Recently, Fox was awarded his country's highest honour, the Companion in the Order of Australia. Of the award, he says: "One of the nicest things about receiving the accolade of Australia is that, previously, the knighthood was historically for what was termed ‘the establishment.' Now, this is an accolade for somebody who comes from a working-class background. Someone whose father was a truck driver and decided to buy a truck. The rest of the story, as they say, is history."

That history not only gave him the know-how he needed to give his company an edge over its competitors, but a work ethic that he carries with him today.

"Basically, as a working class boy I understand when there's not enough money to put food on the table and not knowing where the next dollar comes in from," he says. "When you've been in that environment as a child, you never lose it. You know sausages and potatoes are alright two or three nights a week but bloody every night it gets tough, particularly if there's no sauce to put on the sausages."

That is why, despite being a billionaire, Fox tries to instill the same hunger for hard work in his own children as he grooms them to take over his business.

"These kids, these kids all had to either go and get a truck driver's license, paint truck wheels, work with these mechanics," he says. "Nobody has an entitlement to feel better than anyone else. The mere fact that over a period of time we've sort of climbed the ladder as far as probably financial security, but we haven't lost the common touch and the moment one of my kids came home and acted as though they were a toff, they'd have a real problem."

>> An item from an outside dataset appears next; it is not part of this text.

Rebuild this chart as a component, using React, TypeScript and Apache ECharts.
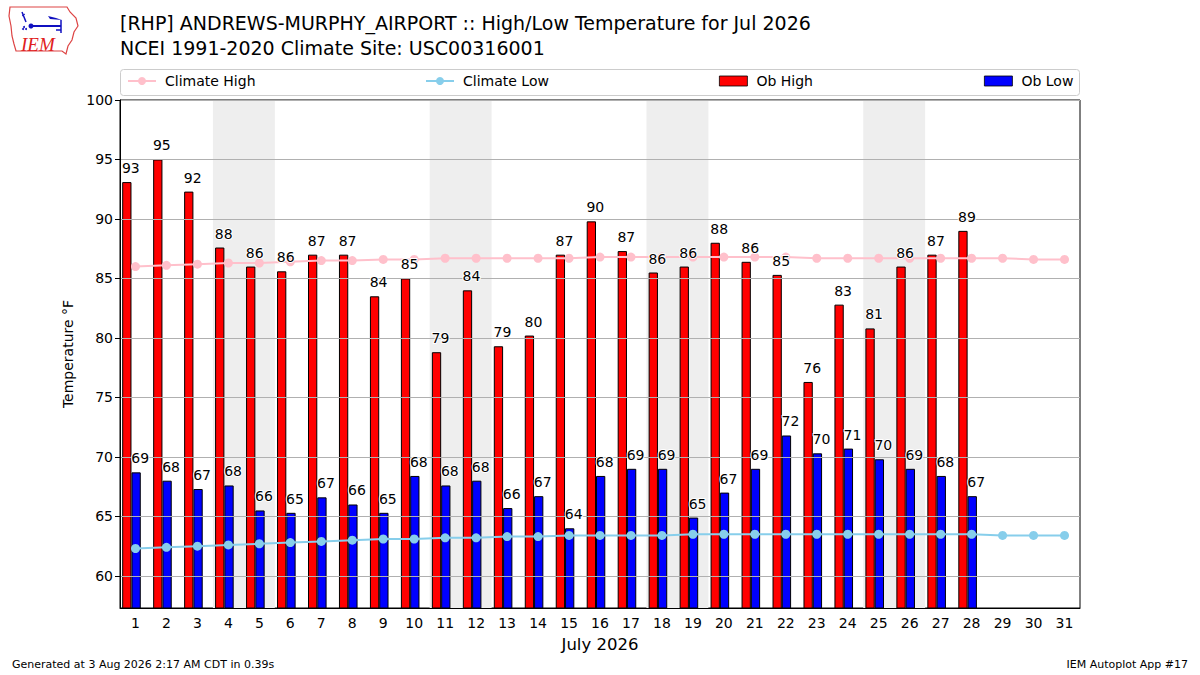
import React, { useEffect, useRef } from 'react';
import * as echarts from 'echarts';

// July 2026 days
const days = [
  '1', '2', '3', '4', '5', '6', '7', '8', '9', '10', '11', '12', '13', '14', '15', '16',
  '17', '18', '19', '20', '21', '22', '23', '24', '25', '26', '27', '28', '29', '30', '31',
];
// saturdays, each shaded with the sunday after it
const weekendStarts = ['4', '11', '18', '25'];

const obHigh = [
  93.1, 95.0, 92.3, 87.6, 86.0, 85.6, 87.0, 87.0, 83.5, 85.0, 78.8, 84.0, 79.3, 80.2,
  87.0, 89.8, 87.3, 85.5, 86.0, 88.0, 86.4, 85.3, 76.3, 82.8, 80.8, 86.0, 87.0, 89.0,
];
const obLow = [
  68.7, 68.0, 67.3, 67.6, 65.5, 65.3, 66.6, 66.0, 65.3, 68.4, 67.6, 68.0, 65.7, 66.7,
  64.0, 68.4, 69.0, 69.0, 64.9, 67.0, 69.0, 71.8, 70.3, 70.7, 69.8, 69.0, 68.4, 66.7,
];
const climateHigh = [
  86.0, 86.1, 86.2, 86.3, 86.3, 86.4, 86.5, 86.5, 86.6, 86.6, 86.7, 86.7, 86.7, 86.7, 86.7, 86.8,
  86.8, 86.8, 86.8, 86.8, 86.8, 86.8, 86.7, 86.7, 86.7, 86.7, 86.7, 86.7, 86.7, 86.6, 86.6,
];
const climateLow = [
  62.3, 62.4, 62.5, 62.6, 62.7, 62.8, 62.9, 63.0, 63.1, 63.1, 63.2, 63.2, 63.3, 63.3, 63.4, 63.4,
  63.4, 63.4, 63.5, 63.5, 63.5, 63.5, 63.5, 63.5, 63.5, 63.5, 63.5, 63.5, 63.4, 63.4, 63.4,
];

const yTicks = [60, 65, 70, 75, 80, 85, 90, 95, 100];
const yMin = 57.3;
const yMax = 100;

const FONT = 'DejaVu Sans';

const labelStyle = {
  show: true,
  position: 'top' as const,
  distance: 7,
  fontFamily: FONT,
  fontSize: 14,
  color: '#000',
  textBorderColor: '#fff',
  textBorderWidth: 2,
  formatter: (p: any) => String(Math.round(p.value)),
};

// IEM logo, drawn roughly
const iowaOutline = [
  [10, 7], [67, 7], [70, 12], [76, 18], [78, 26], [74, 32], [72, 40], [68, 46], [66, 54],
  [62, 51], [16, 51], [14, 44], [12, 36], [11, 26], [9, 16], [10, 7],
];

const barIcon = 'path://M0,0L28,0L28,10L0,10Z';

const App: React.FC = () => {
  const chartRef = useRef<HTMLDivElement>(null);

  useEffect(() => {
    if (!chartRef.current) return;
    const chart = echarts.init(chartRef.current, undefined, { renderer: 'svg' });

    const legendBase = {
      top: 74,
      padding: 0,
      itemWidth: 28,
      itemHeight: 10,
      textStyle: { fontFamily: FONT, fontSize: 14, color: '#000', padding: [0, 0, 0, 4] },
      selectedMode: false,
    };

    const plot = { top: 100, bottom: 67 };

    chart.setOption({
      animation: false,
      backgroundColor: '#fff',
      title: {
        text: '[RHP] ANDREWS-MURPHY_AIRPORT :: High/Low Temperature for Jul 2026\nNCEI 1991-2020 Climate Site: USC00316001',
        left: 120,
        top: 10,
        padding: 0,
        textStyle: { fontFamily: FONT, fontSize: 19, fontWeight: 'normal', color: '#000', lineHeight: 25 },
      },
      legend: [
        { ...legendBase, left: 127, data: ['Climate High'] },
        { ...legendBase, left: 425, data: ['Climate Low'] },
        {
          ...legendBase,
          left: 719,
          data: [{ name: 'Ob High', icon: barIcon, itemStyle: { color: '#ff0000', borderColor: '#000', borderWidth: 0.8 } }],
        },
        {
          ...legendBase,
          left: 984,
          data: [{ name: 'Ob Low', icon: barIcon, itemStyle: { color: '#0000ff', borderColor: '#000', borderWidth: 0.8 } }],
        },
      ],
      grid: [
        {
          left: 120,
          right: 120,
          ...plot,
          show: true,
          borderColor: '#000',
          borderWidth: 1,
          backgroundColor: 'transparent',
        },
        // bars sit a little left of the day ticks, as in the source plot
        { left: 116, right: 124, ...plot },
      ],
      xAxis: [
        {
          type: 'category',
          data: days,
          z: 6,
          name: 'July 2026',
          nameLocation: 'middle',
          nameGap: 28,
          nameTextStyle: { fontFamily: FONT, fontSize: 16.5, color: '#000' },
          axisLine: { lineStyle: { color: '#000', width: 1 } },
          axisTick: { alignWithLabel: true, length: 5, lineStyle: { color: '#000' } },
          axisLabel: { fontFamily: FONT, fontSize: 14, color: '#000', margin: 8, interval: 0 },
          splitLine: { show: false },
        },
        { type: 'category', data: days, show: false },
        { type: 'category', data: days, show: false, gridIndex: 1 },
      ],
      yAxis: [
        {
          type: 'value',
          min: yMin,
          max: yMax,
          z: 3,
          name: 'Temperature °F',
          nameLocation: 'middle',
          nameGap: 41,
          nameTextStyle: { fontFamily: FONT, fontSize: 14, color: '#000' },
          axisLine: { show: true, lineStyle: { color: '#000', width: 1 } },
          axisTick: { show: true, length: 5, lineStyle: { color: '#000' }, customValues: yTicks },
          axisLabel: { fontFamily: FONT, fontSize: 14, color: '#000', margin: 7, customValues: yTicks },
          splitLine: { show: true, lineStyle: { color: '#b0b0b0', width: 1 } },
        },
        { type: 'value', min: yMin, max: yMax, gridIndex: 1, show: false, splitLine: { show: false } },
      ],
      graphic: [
        {
          type: 'rect',
          z: 0,
          shape: { x: 120.5, y: 69.5, width: 959, height: 26, r: 3 },
          style: { fill: '#fff', stroke: '#cccccc', lineWidth: 1 },
        },
        {
          type: 'group',
          x: 0,
          y: 0,
          children: [
            { type: 'polygon', shape: { points: iowaOutline }, style: { fill: 'none', stroke: '#dd4444', lineWidth: 1.2 } },
            { type: 'line', shape: { x1: 31, y1: 26, x2: 61, y2: 26 }, style: { stroke: '#1010c0', lineWidth: 2 } },
            { type: 'circle', shape: { cx: 31, cy: 26, r: 2.5 }, style: { fill: '#1010c0' } },
            { type: 'polygon', shape: { points: [[48, 16], [56, 18], [62, 20], [50, 19]] }, style: { fill: '#1010c0' } },
            { type: 'line', shape: { x1: 61, y1: 20, x2: 61, y2: 33 }, style: { stroke: '#1010c0', lineWidth: 1.5 } },
            { type: 'line', shape: { x1: 56, y1: 30, x2: 61, y2: 30 }, style: { stroke: '#1010c0', lineWidth: 1.5 } },
            { type: 'line', shape: { x1: 26, y1: 22, x2: 22, y2: 12 }, style: { stroke: '#1010c0', lineWidth: 1.5 } },
            { type: 'line', shape: { x1: 22, y1: 16, x2: 25, y2: 14 }, style: { stroke: '#1010c0', lineWidth: 1 } },
            { type: 'circle', shape: { cx: 24, cy: 27, r: 1 }, style: { fill: '#1010c0' } },
            { type: 'circle', shape: { cx: 26, cy: 29, r: 1 }, style: { fill: '#1010c0' } },
            { type: 'circle', shape: { cx: 23, cy: 29, r: 1 }, style: { fill: '#1010c0' } },
            {
              type: 'text',
              x: 21,
              y: 35,
              style: {
                text: 'IEM',
                fontFamily: 'Liberation Serif',
                fontStyle: 'italic',
                fontSize: 19,
                fill: '#e02020',
              },
            },
          ],
        },
        {
          type: 'text',
          left: 12,
          top: 659,
          style: { text: 'Generated at 3 Aug 2026 2:17 AM CDT in 0.39s', fontFamily: FONT, fontSize: 11, fill: '#000' },
        },
        {
          type: 'text',
          right: 12,
          top: 659,
          style: { text: 'IEM Autoplot App #17', fontFamily: FONT, fontSize: 11, fill: '#000' },
        },
      ],
      series: [
        {
          name: 'weekend',
          type: 'custom',
          z: 1,
          silent: true,
          data: weekendStarts.map((d) => [days.indexOf(d), yMax]),
          renderItem: (params: any, api: any) => {
            const c = api.coord([api.value(0), yMax]);
            const bw = api.size([1, 0])[0];
            const cs = params.coordSys;
            return {
              type: 'rect',
              shape: { x: c[0] - bw / 2, y: cs.y, width: bw * 2, height: cs.height },
              style: { fill: '#eeeeee' },
            };
          },
        },
        {
          name: 'Ob High',
          type: 'bar',
          xAxisIndex: 2,
          yAxisIndex: 1,
          z: 2,
          data: obHigh,
          barWidth: '30%',
          barGap: '0%',
          itemStyle: { color: '#ff0000', borderColor: '#000', borderWidth: 1 },
        },
        {
          name: 'Ob Low',
          type: 'bar',
          xAxisIndex: 2,
          yAxisIndex: 1,
          z: 2,
          data: obLow,
          barWidth: '30%',
          barGap: '0%',
          itemStyle: { color: '#0000ff', borderColor: '#000', borderWidth: 1 },
        },
        {
          name: 'Climate High',
          type: 'line',
          z: 4,
          data: climateHigh,
          symbol: 'circle',
          symbolSize: 9,
          itemStyle: { color: '#ffc0cb' },
          lineStyle: { color: '#ffc0cb', width: 2 },
        },
        {
          name: 'Climate Low',
          type: 'line',
          z: 4,
          data: climateLow,
          symbol: 'circle',
          symbolSize: 9,
          itemStyle: { color: '#87ceeb' },
          lineStyle: { color: '#87ceeb', width: 2 },
        },
        // labels drawn on a twin axis so they sit above the grid lines
        {
          name: 'highLabels',
          type: 'bar',
          xAxisIndex: 1,
          z: 5,
          silent: true,
          data: obHigh,
          barWidth: '30%',
          barGap: '0%',
          itemStyle: { color: 'rgba(0,0,0,0)' },
          label: labelStyle,
        },
        {
          name: 'lowLabels',
          type: 'bar',
          xAxisIndex: 1,
          z: 5,
          silent: true,
          data: obLow,
          barWidth: '30%',
          barGap: '0%',
          itemStyle: { color: 'rgba(0,0,0,0)' },
          label: labelStyle,
        },
      ],
    });

    return () => {
      chart.dispose();
    };
  }, []);

  return (
    <div
      ref={chartRef}
      style={{ position: 'absolute', left: 0, top: 0, width: 1200, height: 675 }}
    />
  );
};

export default App;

But starting off as a trucker has in no way limited his ability to think on a big scale when it came to his business. He used his comprehensive knowledge of the industry from the ground up to gain some of the biggest global clients, including Japanese food and drink giant Kirin Holdings, Unilever, Kraft, ExxonMobil, and Procter & Gamble.

Fox was able to learn from his father's and his own experience as a trucker to understand the daily challenges and requirements of working on the ground. He was then able to parlay that knowledge into a corporate expertise at the international level.